Source: Reformatted article from Brick and Clay Record 38:9 (1911-05-01), page 451.
The Plant of the Mound City Roofing Tile Co. Note the Tile Roof on the Office Building.
Located at 3301-9 Morgan Ford Road, St. Louis, is the modern up-to-date plant of the Mound City Roofing Tile Co. The office building, the machinery building and the two-story building near, are built of hollow vitrified tile, furnished by the Vigo Clay Co., of Terre Haute, Ind. As will be seen in the illustration, the roofs are covered with tile, which are simply laid on the roof without fastening, the weight of each tile holding the others down, as they are of the interlocking type, made by the Mound City Roofing Tile Co.
The shale which is used in the manufacture of the tile is brought from Malcolm Station, thirteen miles from the plant. It is stored in the clay shed, which adjoins the two-story building shown, where it is allowed to go through the sweating process, at least two weeks, before it is ground up in the seven-foot dry pan. After grinding, it is elevated and screened through a piano wire screen, after which it is run into an eight-foot pug mill, where it is thoroughly pugged, sufficient water being added to form a stiff mud. It is then deposited in clay bins, of which there are four, each bin having a capacity for one day’s run, so that the pugged shale is always four days old before it is used.
From the clay bin the material is transferred into a Fate combined hummer machine, where it is repugged and put into proper condition and cut into the proper size clots for making tile. These clots are thrown up against the dies of the revolving press, of which there are two. In the same room are two Grath trimming presses for making all kinds of crestings, hip rolls and starters, and special tile. In addition to the two trimming presses and two revolving presses, the plant is also equipped with a little Giant auger machine, furnished by the Illinois Supply & Construction Co. for making shingle tile and imperial Spanish tile. The capacity of the different machines is as follows:
Each revolving roofing tile press has a capacity of 5,000 interlocking tile per day; the trimming press turns out from 400 to 500 crestings per day and from 700 to 900 hip rolls per day; the auger machine will turn out 12,000 shingle tile or from 6,000 to 8,000 imperial Spanish tile per day.
In addition to the above the company is well equipped for making terra cotta fittings, such as terminals, special starters, special crestings, and large size finals.

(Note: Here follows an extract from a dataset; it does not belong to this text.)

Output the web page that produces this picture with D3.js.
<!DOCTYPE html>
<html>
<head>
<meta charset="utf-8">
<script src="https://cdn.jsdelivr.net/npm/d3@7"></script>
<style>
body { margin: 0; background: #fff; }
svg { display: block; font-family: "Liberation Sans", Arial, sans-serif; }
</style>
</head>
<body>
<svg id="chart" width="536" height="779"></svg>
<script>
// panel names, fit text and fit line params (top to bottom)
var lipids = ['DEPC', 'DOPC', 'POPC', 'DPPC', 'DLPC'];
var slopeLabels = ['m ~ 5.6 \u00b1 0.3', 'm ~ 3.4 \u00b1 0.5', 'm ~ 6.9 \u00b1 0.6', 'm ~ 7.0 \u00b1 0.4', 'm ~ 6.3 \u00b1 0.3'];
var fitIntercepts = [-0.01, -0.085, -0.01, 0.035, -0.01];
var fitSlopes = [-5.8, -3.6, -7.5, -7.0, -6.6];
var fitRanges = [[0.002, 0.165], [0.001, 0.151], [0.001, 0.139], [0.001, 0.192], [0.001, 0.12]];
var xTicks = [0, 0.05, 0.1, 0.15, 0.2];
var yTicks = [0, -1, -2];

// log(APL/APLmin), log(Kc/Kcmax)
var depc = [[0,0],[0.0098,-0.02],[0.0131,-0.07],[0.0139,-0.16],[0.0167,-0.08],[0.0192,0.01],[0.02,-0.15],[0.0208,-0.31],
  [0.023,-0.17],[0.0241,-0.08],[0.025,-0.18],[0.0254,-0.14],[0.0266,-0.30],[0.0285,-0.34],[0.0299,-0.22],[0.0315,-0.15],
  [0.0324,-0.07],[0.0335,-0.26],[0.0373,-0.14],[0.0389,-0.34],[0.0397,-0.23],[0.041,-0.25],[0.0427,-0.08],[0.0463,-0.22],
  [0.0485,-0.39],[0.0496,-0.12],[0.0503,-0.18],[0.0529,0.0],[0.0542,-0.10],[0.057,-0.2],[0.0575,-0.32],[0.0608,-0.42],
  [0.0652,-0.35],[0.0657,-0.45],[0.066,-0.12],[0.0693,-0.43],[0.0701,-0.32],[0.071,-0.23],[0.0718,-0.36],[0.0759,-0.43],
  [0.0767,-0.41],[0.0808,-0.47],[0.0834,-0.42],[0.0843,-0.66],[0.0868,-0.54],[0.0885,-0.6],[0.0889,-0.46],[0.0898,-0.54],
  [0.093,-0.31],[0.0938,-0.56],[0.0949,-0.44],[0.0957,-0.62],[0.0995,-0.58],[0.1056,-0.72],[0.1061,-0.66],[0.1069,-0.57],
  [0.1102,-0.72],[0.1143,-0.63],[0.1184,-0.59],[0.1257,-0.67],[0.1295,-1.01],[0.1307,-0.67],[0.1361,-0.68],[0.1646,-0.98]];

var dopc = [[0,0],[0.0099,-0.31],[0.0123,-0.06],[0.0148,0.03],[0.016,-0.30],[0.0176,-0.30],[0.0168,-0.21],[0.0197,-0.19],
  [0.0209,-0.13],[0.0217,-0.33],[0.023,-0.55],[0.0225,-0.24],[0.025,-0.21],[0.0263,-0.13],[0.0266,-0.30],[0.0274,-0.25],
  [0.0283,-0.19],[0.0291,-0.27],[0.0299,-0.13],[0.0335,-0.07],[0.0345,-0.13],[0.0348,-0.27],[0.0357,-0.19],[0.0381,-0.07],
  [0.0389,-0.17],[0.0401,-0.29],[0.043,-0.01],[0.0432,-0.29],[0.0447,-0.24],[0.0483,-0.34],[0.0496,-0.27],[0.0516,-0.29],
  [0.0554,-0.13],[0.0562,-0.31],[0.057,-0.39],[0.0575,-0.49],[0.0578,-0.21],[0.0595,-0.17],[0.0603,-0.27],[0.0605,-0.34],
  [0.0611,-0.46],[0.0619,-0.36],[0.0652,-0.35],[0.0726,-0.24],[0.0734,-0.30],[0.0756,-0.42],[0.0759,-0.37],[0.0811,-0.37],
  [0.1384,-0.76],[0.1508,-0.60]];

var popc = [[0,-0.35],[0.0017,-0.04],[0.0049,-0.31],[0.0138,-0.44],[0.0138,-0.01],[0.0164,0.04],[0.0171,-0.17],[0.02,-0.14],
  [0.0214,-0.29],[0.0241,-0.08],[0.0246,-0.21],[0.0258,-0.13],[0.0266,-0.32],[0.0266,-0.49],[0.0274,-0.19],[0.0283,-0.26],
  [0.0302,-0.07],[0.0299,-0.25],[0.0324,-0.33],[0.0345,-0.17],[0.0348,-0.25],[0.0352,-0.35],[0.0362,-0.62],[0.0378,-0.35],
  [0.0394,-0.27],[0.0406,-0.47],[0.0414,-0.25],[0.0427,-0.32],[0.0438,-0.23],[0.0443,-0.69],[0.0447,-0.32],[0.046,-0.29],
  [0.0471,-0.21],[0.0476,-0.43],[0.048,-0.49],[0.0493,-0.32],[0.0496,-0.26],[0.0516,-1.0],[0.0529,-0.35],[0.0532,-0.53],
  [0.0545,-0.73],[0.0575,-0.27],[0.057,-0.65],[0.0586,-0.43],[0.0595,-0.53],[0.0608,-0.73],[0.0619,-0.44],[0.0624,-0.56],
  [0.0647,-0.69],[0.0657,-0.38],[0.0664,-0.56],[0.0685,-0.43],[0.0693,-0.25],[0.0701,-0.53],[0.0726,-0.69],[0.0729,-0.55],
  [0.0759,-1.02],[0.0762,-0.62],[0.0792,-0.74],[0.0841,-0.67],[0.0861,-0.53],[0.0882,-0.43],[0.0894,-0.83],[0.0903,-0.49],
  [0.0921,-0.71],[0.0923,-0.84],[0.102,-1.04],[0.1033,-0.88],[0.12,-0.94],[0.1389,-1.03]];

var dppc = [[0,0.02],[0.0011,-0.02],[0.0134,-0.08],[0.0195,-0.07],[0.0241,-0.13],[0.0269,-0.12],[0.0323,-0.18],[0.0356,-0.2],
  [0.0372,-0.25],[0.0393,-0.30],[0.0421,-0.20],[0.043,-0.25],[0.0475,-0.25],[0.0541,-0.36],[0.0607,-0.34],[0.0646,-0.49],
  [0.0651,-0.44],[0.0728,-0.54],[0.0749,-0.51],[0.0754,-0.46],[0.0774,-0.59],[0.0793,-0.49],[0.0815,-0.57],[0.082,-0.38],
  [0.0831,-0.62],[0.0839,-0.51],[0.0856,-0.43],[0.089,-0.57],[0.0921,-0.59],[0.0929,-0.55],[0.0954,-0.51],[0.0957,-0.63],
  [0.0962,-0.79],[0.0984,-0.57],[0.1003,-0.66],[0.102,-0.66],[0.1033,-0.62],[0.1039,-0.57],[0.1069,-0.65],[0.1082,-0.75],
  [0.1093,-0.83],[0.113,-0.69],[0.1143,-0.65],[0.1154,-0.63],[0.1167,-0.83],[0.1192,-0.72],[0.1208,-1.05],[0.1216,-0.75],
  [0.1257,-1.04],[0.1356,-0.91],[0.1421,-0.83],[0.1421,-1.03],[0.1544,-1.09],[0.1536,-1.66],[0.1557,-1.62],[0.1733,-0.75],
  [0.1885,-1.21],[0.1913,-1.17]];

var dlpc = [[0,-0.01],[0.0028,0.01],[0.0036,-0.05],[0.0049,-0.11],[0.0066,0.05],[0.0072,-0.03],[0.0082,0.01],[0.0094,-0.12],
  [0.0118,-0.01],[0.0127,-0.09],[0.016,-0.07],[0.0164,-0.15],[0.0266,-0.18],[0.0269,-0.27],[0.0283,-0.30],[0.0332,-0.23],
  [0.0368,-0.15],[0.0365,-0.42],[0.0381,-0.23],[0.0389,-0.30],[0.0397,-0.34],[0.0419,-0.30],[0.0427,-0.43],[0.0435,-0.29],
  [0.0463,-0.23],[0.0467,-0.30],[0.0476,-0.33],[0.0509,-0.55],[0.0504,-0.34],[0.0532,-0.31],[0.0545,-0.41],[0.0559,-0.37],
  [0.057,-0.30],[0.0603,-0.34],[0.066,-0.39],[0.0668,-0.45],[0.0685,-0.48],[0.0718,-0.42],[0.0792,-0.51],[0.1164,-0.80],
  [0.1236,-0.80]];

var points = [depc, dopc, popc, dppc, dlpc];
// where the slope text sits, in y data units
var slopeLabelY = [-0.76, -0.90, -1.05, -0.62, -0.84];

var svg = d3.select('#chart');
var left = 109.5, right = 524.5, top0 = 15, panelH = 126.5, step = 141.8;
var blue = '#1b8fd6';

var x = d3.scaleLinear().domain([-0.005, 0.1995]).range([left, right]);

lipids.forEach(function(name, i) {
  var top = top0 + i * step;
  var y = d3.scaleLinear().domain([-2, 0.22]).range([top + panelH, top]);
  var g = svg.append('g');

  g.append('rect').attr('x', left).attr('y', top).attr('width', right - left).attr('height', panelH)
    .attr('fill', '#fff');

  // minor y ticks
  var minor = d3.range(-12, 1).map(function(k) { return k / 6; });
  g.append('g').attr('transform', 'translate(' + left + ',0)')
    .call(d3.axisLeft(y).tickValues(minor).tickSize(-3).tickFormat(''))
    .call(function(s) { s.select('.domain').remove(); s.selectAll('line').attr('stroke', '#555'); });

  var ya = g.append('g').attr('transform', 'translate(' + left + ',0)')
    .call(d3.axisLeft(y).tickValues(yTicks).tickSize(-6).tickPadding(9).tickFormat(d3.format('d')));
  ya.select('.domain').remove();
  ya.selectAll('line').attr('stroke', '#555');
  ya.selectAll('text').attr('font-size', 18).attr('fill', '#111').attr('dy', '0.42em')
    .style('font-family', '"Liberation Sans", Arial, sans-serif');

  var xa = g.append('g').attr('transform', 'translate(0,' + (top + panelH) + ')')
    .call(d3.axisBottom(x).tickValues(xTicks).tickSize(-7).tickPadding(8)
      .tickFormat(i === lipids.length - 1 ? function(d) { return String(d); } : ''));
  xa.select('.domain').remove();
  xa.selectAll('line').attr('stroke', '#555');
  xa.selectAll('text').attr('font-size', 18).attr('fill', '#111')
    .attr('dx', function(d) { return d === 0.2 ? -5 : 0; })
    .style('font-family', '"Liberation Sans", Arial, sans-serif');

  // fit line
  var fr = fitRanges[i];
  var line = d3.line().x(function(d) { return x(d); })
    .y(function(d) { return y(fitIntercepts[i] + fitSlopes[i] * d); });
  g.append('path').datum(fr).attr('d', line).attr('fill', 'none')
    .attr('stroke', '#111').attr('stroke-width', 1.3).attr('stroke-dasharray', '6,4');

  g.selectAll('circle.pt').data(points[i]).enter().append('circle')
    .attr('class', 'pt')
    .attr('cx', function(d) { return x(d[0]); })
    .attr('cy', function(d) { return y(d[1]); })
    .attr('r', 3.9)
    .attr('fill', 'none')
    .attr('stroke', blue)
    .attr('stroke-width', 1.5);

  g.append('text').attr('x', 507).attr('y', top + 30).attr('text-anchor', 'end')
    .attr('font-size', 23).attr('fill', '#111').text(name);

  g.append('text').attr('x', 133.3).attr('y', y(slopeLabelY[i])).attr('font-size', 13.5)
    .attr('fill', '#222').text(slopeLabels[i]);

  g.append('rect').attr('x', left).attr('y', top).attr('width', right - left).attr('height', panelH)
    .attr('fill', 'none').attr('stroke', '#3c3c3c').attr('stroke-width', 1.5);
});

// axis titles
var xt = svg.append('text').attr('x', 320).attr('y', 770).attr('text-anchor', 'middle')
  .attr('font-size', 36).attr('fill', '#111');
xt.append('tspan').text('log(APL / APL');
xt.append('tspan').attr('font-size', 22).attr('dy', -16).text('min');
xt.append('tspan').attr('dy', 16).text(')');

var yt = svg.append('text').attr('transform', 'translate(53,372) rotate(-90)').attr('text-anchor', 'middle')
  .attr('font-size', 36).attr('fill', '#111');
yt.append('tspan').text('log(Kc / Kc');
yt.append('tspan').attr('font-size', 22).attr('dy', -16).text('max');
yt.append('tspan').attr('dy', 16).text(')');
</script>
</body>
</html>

The dies used for making the tile are cast iron forms filled with plaster dies.
The capacity of the plant is 10,000 interlocking tile per day, or 12,000 shingle tile and 5,000 interlocking tile per day, or 5,000 interlocking tile and 6,000 Spanish tile per day.
From the press room the tile and trimmings are shoved into tunnel dryers, of which there are ten, and after drying 30 hours, are taken out at the other end of the dryer and run directly into the kiln where they are set for burning. As will be noticed, the kilns are long, each kiln having twelve furnaces on each side. The burning is done entirely with fuel oil and is accomplished in from 36 to 40 hours from start to finish, cone 05 being used on top and cones 06 and 07 at the bottom of the kiln. The oil burning system used is the Schurs. The oil is drained into a large underground steel tank from which it is forced to the oil burners by pump pressure, 40 lb. pump pressure being used. The atomizing is done with 80 lb. of steam pressure, the Schurs burners being used throughout. By using oil, all flashed ware is avoided and the tile are all of a beautiful red color throughout also all colors of glazed tile are produced with practically no loss in burning.
One of the Large Kilns in Which Brick Are Burned with Fuel Oil.
The Mound City Roofing Tile Co. is shipping their tile from Maine to California and from Minnesota to Texas, and have had a fine run of business for the past three years.